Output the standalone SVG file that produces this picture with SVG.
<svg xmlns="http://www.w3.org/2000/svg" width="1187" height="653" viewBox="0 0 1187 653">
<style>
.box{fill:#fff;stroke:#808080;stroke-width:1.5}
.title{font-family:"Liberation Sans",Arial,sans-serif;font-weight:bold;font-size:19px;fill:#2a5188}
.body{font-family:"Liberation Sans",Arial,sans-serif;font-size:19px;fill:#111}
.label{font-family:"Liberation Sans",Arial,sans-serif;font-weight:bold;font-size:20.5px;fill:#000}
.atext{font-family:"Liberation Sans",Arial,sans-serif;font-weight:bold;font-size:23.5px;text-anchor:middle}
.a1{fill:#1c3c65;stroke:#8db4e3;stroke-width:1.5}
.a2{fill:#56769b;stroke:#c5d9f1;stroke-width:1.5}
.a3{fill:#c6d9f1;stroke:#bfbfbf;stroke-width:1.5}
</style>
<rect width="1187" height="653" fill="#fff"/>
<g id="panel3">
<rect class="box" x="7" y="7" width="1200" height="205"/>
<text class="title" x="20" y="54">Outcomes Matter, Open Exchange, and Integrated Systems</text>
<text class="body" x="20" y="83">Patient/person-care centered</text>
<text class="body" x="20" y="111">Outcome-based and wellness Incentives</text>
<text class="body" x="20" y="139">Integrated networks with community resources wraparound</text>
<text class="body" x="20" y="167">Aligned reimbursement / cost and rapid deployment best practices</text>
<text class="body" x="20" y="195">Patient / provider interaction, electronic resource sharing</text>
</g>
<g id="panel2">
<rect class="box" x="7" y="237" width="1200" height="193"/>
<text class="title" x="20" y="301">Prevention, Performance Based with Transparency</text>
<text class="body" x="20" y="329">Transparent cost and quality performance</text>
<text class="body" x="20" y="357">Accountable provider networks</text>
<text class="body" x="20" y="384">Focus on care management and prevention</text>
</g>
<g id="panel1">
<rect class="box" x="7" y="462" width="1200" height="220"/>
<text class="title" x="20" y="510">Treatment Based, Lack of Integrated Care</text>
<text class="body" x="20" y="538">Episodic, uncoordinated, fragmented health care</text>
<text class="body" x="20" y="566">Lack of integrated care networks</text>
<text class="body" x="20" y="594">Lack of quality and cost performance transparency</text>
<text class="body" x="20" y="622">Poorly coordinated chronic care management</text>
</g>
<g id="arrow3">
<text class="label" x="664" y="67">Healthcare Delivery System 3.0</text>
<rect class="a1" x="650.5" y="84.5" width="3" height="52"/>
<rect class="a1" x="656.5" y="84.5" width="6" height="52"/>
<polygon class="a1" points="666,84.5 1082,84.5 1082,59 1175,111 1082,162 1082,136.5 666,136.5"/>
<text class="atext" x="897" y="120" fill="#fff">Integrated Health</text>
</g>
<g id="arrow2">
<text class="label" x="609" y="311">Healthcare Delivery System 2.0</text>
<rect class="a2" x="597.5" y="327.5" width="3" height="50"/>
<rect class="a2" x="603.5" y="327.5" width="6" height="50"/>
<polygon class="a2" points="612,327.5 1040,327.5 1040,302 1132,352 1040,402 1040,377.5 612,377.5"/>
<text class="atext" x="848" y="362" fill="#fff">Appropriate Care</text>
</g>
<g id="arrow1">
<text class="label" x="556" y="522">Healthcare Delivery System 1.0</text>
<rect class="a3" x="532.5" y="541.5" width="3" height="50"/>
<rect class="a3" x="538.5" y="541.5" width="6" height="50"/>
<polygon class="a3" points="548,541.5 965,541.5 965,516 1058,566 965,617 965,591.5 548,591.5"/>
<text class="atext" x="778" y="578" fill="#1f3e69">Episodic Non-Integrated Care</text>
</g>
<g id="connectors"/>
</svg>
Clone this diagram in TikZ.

··········

What the exercise asks. Extract the entries above verbatim.

Reply to the task.
Output the standalone SVG file that produces this picture with SVG.
<svg xmlns="http://www.w3.org/2000/svg" width="1187" height="653" viewBox="0 0 1187 653">
<style>
.box{fill:#fff;stroke:#808080;stroke-width:1.5}
.title{font-family:"Liberation Sans",Arial,sans-serif;font-weight:bold;font-size:19px;fill:#2a5188}
.body{font-family:"Liberation Sans",Arial,sans-serif;font-size:19px;fill:#111}
.label{font-family:"Liberation Sans",Arial,sans-serif;font-weight:bold;font-size:20.5px;fill:#000}
.atext{font-family:"Liberation Sans",Arial,sans-serif;font-weight:bold;font-size:23.5px;text-anchor:middle}
.a1{fill:#1c3c65;stroke:#8db4e3;stroke-width:1.5}
.a2{fill:#56769b;stroke:#c5d9f1;stroke-width:1.5}
.a3{fill:#c6d9f1;stroke:#bfbfbf;stroke-width:1.5}
</style>
<rect width="1187" height="653" fill="#fff"/>
<g id="panel3">
<rect class="box" x="7" y="7" width="1200" height="205"/>
<text class="title" x="20" y="54">Outcomes Matter, Open Exchange, and Integrated Systems</text>
<text class="body" x="20" y="83">Patient/person-care centered</text>
<text class="body" x="20" y="111">Outcome-based and wellness Incentives</text>
<text class="body" x="20" y="139">Integrated networks with community resources wraparound</text>
<text class="body" x="20" y="167">Aligned reimbursement / cost and rapid deployment best practices</text>
<text class="body" x="20" y="195">Patient / provider interaction, electronic resource sharing</text>
</g>
<g id="panel2">
<rect class="box" x="7" y="237" width="1200" height="193"/>
<text class="title" x="20" y="301">Prevention, Performance Based with Transparency</text>
<text class="body" x="20" y="329">Transparent cost and quality performance</text>
<text class="body" x="20" y="357">Accountable provider networks</text>
<text class="body" x="20" y="384">Focus on care management and prevention</text>
</g>
<g id="panel1">
<rect class="box" x="7" y="462" width="1200" height="220"/>
<text class="title" x="20" y="510">Treatment Based, Lack of Integrated Care</text>
<text class="body" x="20" y="538">Episodic, uncoordinated, fragmented health care</text>
<text class="body" x="20" y="566">Lack of integrated care networks</text>
<text class="body" x="20" y="594">Lack of quality and cost performance transparency</text>
<text class="body" x="20" y="622">Poorly coordinated chronic care management</text>
</g>
<g id="arrow3">
<text class="label" x="664" y="67">Healthcare Delivery System 3.0</text>
<rect class="a1" x="650.5" y="84.5" width="3" height="52"/>
<rect class="a1" x="656.5" y="84.5" width="6" height="52"/>
<polygon class="a1" points="666,84.5 1082,84.5 1082,59 1175,111 1082,162 1082,136.5 666,136.5"/>
<text class="atext" x="897" y="120" fill="#fff">Integrated Health</text>
</g>
<g id="arrow2">
<text class="label" x="609" y="311">Healthcare Delivery System 2.0</text>
<rect class="a2" x="597.5" y="327.5" width="3" height="50"/>
<rect class="a2" x="603.5" y="327.5" width="6" height="50"/>
<polygon class="a2" points="612,327.5 1040,327.5 1040,302 1132,352 1040,402 1040,377.5 612,377.5"/>
<text class="atext" x="848" y="362" fill="#fff">Appropriate Care</text>
</g>
<g id="arrow1">
<text class="label" x="556" y="522">Healthcare Delivery System 1.0</text>
<rect class="a3" x="532.5" y="541.5" width="3" height="50"/>
<rect class="a3" x="538.5" y="541.5" width="6" height="50"/>
<polygon class="a3" points="548,541.5 965,541.5 965,516 1058,566 965,617 965,591.5 548,591.5"/>
<text class="atext" x="778" y="578" fill="#1f3e69">Episodic Non-Integrated Care</text>
</g>
<g id="connectors"/>
</svg>
Clone this diagram in TikZ.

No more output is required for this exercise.